Hook 3 — Open on a direct ‘you’ moment
You did the hard thing. You shipped it, you fixed the on-call fires nobody else would touch, and then you watched the title go to someone louder. If that landed a little too close, stay with me, because the problem isn’t your work. It’s something almost nobody told you.
The technique behind each: 1. In medias res + a withheld turn. It starts mid-action (“she apologized before she told me why”) and ends on an open loop (“her whole face changed”) so the audience has to wait for the answer. 2. Pattern interrupt. It contradicts what your expert audience believes about itself, which forces them to keep listening to resolve the tension. 3. Naming the listener’s private experience. The “you” sequence describes a feeling they’ve had but rarely say out loud, so it feels like you’re reading their mind.
That is stage-ready. Pick the one that fits your energy, say it out loud once to check the rhythm, and you have an opener.
Why this works
Four LLM principles are doing the work here. Learn them and every prompt you write gets sharper:
- Role priming. “You are an expert storytelling coach and speechwriter” tells the model which slice of its training to pull from. “Write me a hook” pulls the bland average of the internet; naming a specific expert pulls the craft. Always assign a role.
- Specificity in, specificity out. The model can only be as specific as your
{{REAL_MOMENT}}. Feed it “a client lacked confidence” and you get a greeting card. Feed it “a client cried ninety seconds into our first call” and you get a scene. The ceiling of the output is set by the concreteness of your input. - Constraints are quality control. The word count, the “start in the middle” rule, and the banned-cliché list each delete a specific failure mode. Telling the model what NOT to do (“don’t invent client results,” “no ‘imagine a world where'”) is as powerful as telling it what to do, and it’s what keeps the hook honest and human.
- Clarifying questions beat guessing.
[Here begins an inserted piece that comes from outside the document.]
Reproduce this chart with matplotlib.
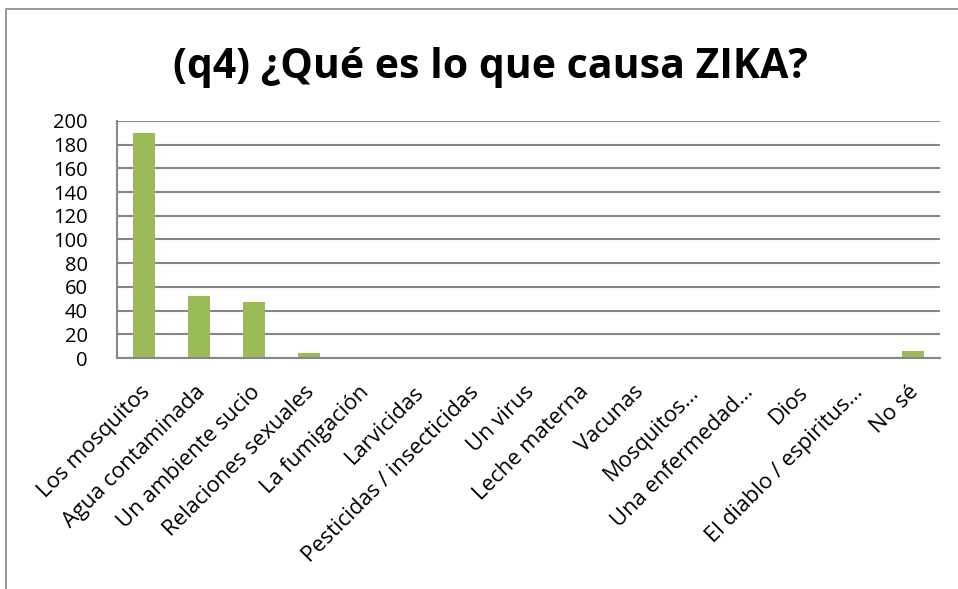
import matplotlib.pyplot as plt
from matplotlib.patches import Rectangle
from matplotlib.transforms import ScaledTranslation

categories = ['Los mosquitos', 'Agua contaminada', 'Un ambiente sucio',
              'Relaciones sexuales', 'La fumigación', 'Larvicidas',
              'Pesticidas / insecticidas', 'Un virus', 'Leche materna',
              'Vacunas', 'Mosquitos…', 'Una enfermedad…', 'Dios',
              'El diablo / espiritus…', 'No sé']
counts = [190, 52, 47, 4, 0, 0, 0, 1, 1, 0, 0, 0, 1, 0, 6]
yticks = list(range(0, 201, 20))

fig = plt.figure(figsize=(9.58, 5.89), dpi=100)
ax = fig.add_axes([117 / 958, 1 - 358 / 589, (940 - 117) / 958, (358 - 121) / 589])

# outer chart frame
fig.patches.append(Rectangle((6 / 958, -0.1), 1.2, 1 - 9 / 589 + 0.1,
                             transform=fig.transFigure, fill=False,
                             edgecolor='#878787', linewidth=1.2))

x = list(range(len(categories)))
ax.bar(x, counts, width=0.4, color='#9BBB59', zorder=3)

ax.set_xlim(-0.5, len(categories) - 0.5)
ax.set_ylim(0, 200)
ax.set_yticks(yticks)
ax.set_yticklabels([str(v) for v in yticks], fontsize=14.5, family='Open Sans')
ax.tick_params(axis='y', length=0, pad=21)
ax.tick_params(axis='x', length=0, pad=17)
ax.set_xticks(x)
ax.set_xticklabels(categories, rotation=45, ha='right', va='top',
                   rotation_mode='anchor', fontsize=15.8, family='Open Sans')
shift = ScaledTranslation(-5 / 100, 0, fig.dpi_scale_trans)
for lbl in ax.get_xticklabels():
    lbl.set_transform(lbl.get_transform() + shift)

ax.grid(axis='y', color='#878787', linewidth=1.5, zorder=0)
for side in ['top', 'right']:
    ax.spines[side].set_visible(False)
for side in ['left', 'bottom']:
    ax.spines[side].set_color('#878787')
    ax.spines[side].set_linewidth(1.5)
    ax.spines[side].set_zorder(4)

fig.text(490 / 958, 1 - 68 / 589, '(q4) ¿Qué es lo que causa ZIKA?',
         ha='center', va='center', fontsize=29.5, fontweight='bold',
         family='Open Sans')

fig.savefig('out.png', dpi=100)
The “ask me up to 3 questions first” line lets the model fill gaps by asking instead of inventing. Generic AI writing usually comes from the model quietly guessing context; this line is the single biggest fix for that.
Do this now
- Copy the prompt above into ChatGPT or Claude.
- Replace the six variables. Spend the most time on
{{REAL_MOMENT}}, make it a real scene, not a summary. - Send it. If it asks clarifying questions, answer them honestly.
- Read the three hooks out loud. Keep the one that survives your own voice, trim a word or two, and use it.
Pro tips
- Mine one real call. The strongest hooks come from a specific person, a specific room, a specific sentence someone said. Vague memories make vague hooks.
- Keep the clarifying-questions line. For storytelling especially, the model writes better when it knows the audience size and whether you’re addressing a crowd or one person.
- Run it twice with two tones. Generate one warm version and one punchy version, then keep the opener that matches the energy you actually have on stage.
- Build a hook swipe file. Save every opener and every “technique” note it gives you. In a month you’ll have a personal library of moves that fit your audience.